The worst part about being crafty is the little voice inside my head that always says “I could make that”. It’s a curse. I have more ideas than time. Half finished projects (huh! where IS that toybox I started at Christmas!). I’ve made a lot of pottery in the 15 years of making pots. There are some pieces I’ve made that I could care less about…in fact, have totally forgotten about, until I go to someone’s house, open a cupboard to get a mug or whatever, and am confronted with shelves of pots and plates and mugs that I made. (True story – ask any one of my friends). It’s weird. Like all these little things I put so much care into making, and then they are gone from my life. Probably the reason why I feel sometimes like my heart is two sizes too big. But anyways, I digress. There are very few pieces of pottery I’ve made, that I am attached to. One, is this pot:
The two other things I’ve made that I LOVE, are a fern and frog pottery tile, which I actually made twice unsuccessfully before ending up with the below tile. I had it framed in an outrageously expensive frame, and it is my object d’art. It’s awesome and reminds me that if you want something, it IS worth working hard for, even if you have to make it over and over to get it right.
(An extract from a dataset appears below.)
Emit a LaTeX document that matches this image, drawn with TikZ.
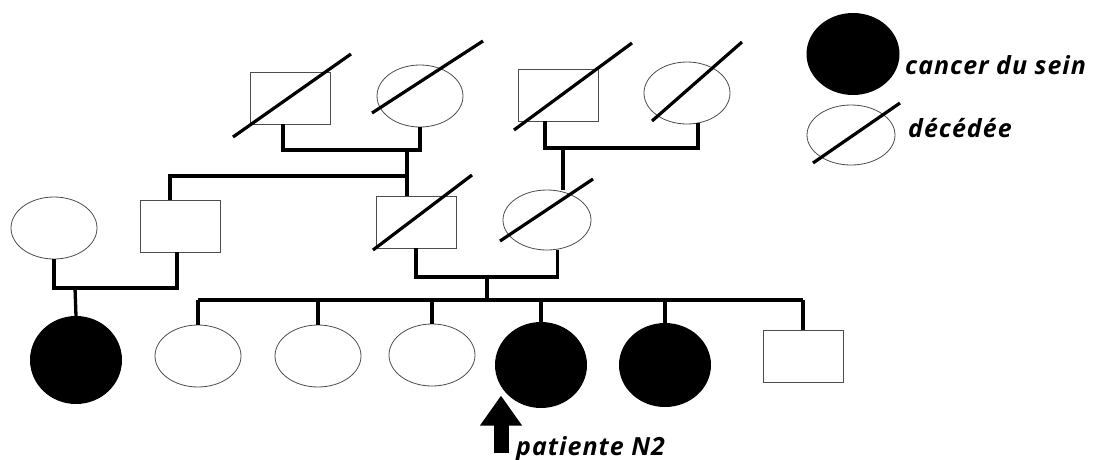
\documentclass[tikz,border=0pt]{standalone}
\usepackage{fontspec}
\setmainfont{Open Sans}
\usetikzlibrary{shapes.geometric,arrows.meta,calc}

\tikzset{
  man/.style={draw=black!70,line width=0.8pt,minimum width=80pt,minimum height=52pt,inner sep=0pt},
  woman/.style={ellipse,draw=black!70,line width=0.8pt,minimum width=86pt,minimum height=62pt,inner sep=0pt},
  sick/.style={ellipse,fill=black,minimum width=92pt,minimum height=86pt,inner sep=0pt},
  link/.style={line width=3.3pt},
  dead/.style={line width=3.2pt},
  legendtext/.style={font=\fontsize{25}{30}\selectfont\bfseries\itshape\addfontfeature{LetterSpace=4},inner sep=0pt,anchor=base west},
}
\newcommand{\deceased}[3]{\draw[dead] ($(#1)+(#2)$) -- ($(#1)+(#3)$);}

\begin{document}
\begin{tikzpicture}[x=1pt,y=-1pt]
        \useasboundingbox (0,0) rectangle (1104,459);
        % grandparents
        \node[man] (gf1) at (290,98) {};
        \node[woman] (gm1) at (420,96) {};
        \node[man] (gf2) at (558,95) {};
        \node[woman] (gm2) at (687,93) {};
        \deceased{gf1}{-57,39}{61,-44}
        \deceased{gm1}{-48,17}{63,-55}
        \deceased{gf2}{-44,35}{74,-52}
        \deceased{gm2}{-35,28}{55,-51}
        \coordinate (u1) at (407,150);
        \coordinate (u2) at (563,148);
        \coordinate (b1) at (407,176);
        \draw[link] ([xshift=-7pt]gf1.south) |- (u1) -| (gm1.south);
        \draw[link] ([xshift=-13pt]gf2.south) |- (u2) -| (gm2.-70);

        % parents, uncle and aunt
        \node[woman] (aunt) at (54,228) {};
        \node[man] (uncle) at (180,226) {};
        \node[man] (fa) at (416,222) {};
        \node[woman,minimum width=88pt,minimum height=60pt] (mo) at (547,220) {};
        \deceased{fa}{-43,28}{56,-47}
        \deceased{mo}{-47,21}{46,-41}
        \draw[link] (u1) -- (u1 |- fa.north);
        \draw[link] (b1) -| ([xshift=-10pt]uncle.north);
        \draw[link] (u2) -- (u2 |- mo.north);
        \coordinate (u3) at (487,277);
        \coordinate (u4) at (75,288);
        \coordinate (s) at (487,300);
        \draw[link] (aunt.south) |- (u4) -| ([xshift=-3pt]uncle.south);
        \draw[link] (fa.south) |- (u3) -| (mo.-70);
        \draw[link] (u3) -- (s);

        % children
        \node[sick,minimum height=88pt] (cz) at (76,360) {};
        \node[woman] (c1) at (198,356) {};
        \node[woman] (c2) at (318,356) {};
        \node[woman] (c3) at (432,355) {};
        \node[sick] (c4) at (541,365) {};
        \node[sick,minimum height=84pt] (c5) at (665,365) {};
        \node[man] (c6) at (803,356) {};
        \draw[link] (u4) -- (cz.north);
        \draw[link] (c1.north |- s) -- (c6.north |- s);
        \foreach \c in {c1,c2,c3,c4,c5,c6}
          \draw[link] (\c.north) -- (\c.north |- s);

        % index case
        \coordinate (pa) at (501,453);
        \draw[line width=15pt,-{Triangle[width=40pt,length=30pt]}] (pa) -- (pa |- c4.south west);
        \node[legendtext] (pn) at (516,455) {patiente N2};

        % legend
        \node[sick,minimum width=93pt,minimum height=82pt] (kaff) at (853,54) {};
        \node[woman,minimum width=88pt,minimum height=60pt] (kdead) at (851,135) {};
        \deceased{kdead}{-38,28}{49,-32}
        \node[legendtext] (kaffl) at (905,74) {cancer du sein};
        \node[legendtext] (kdeadl) at (908,137) {décédée};
\end{tikzpicture}
\end{document}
And the last thing is the Picasso/Cervantes plate, just because it’s awesome and turned out. I never use it for fear of breaking it.
Which brings me to my point. A month ago, carrying my pot up the stairs, I tripped on a stair and BROKE it. It smashed, on the carpet. Everyone was home, and heard it break. My children just came and sat beside me on the stairs. It was quite a moment. In perspective, I know I can make another one – it’s just a pot. So last week, I threw a new pot. It’s not for me. But I like it because it has sort of the same shape as the one I broke. (Actually, kind of reminds me of a coffee cup with a lid – huh). Today I trimmed it up at the studio, left it to dry out a bit before a bisque firing next week. It’s not going to have a pottery handle on it, so I left two holes to thread some wire through for the knob.
Tonight we watched the movie UP. So many things in that movie that are hard to explain to a five and two-year old. I’m such a sap, I always cry a little bit at the end because it’s such a great story. I was thinking of the old man, and how he lets his house go at the end, and watches it sink down into the clouds. So I got up had a look at my broken pot. Chucked it in the garbage.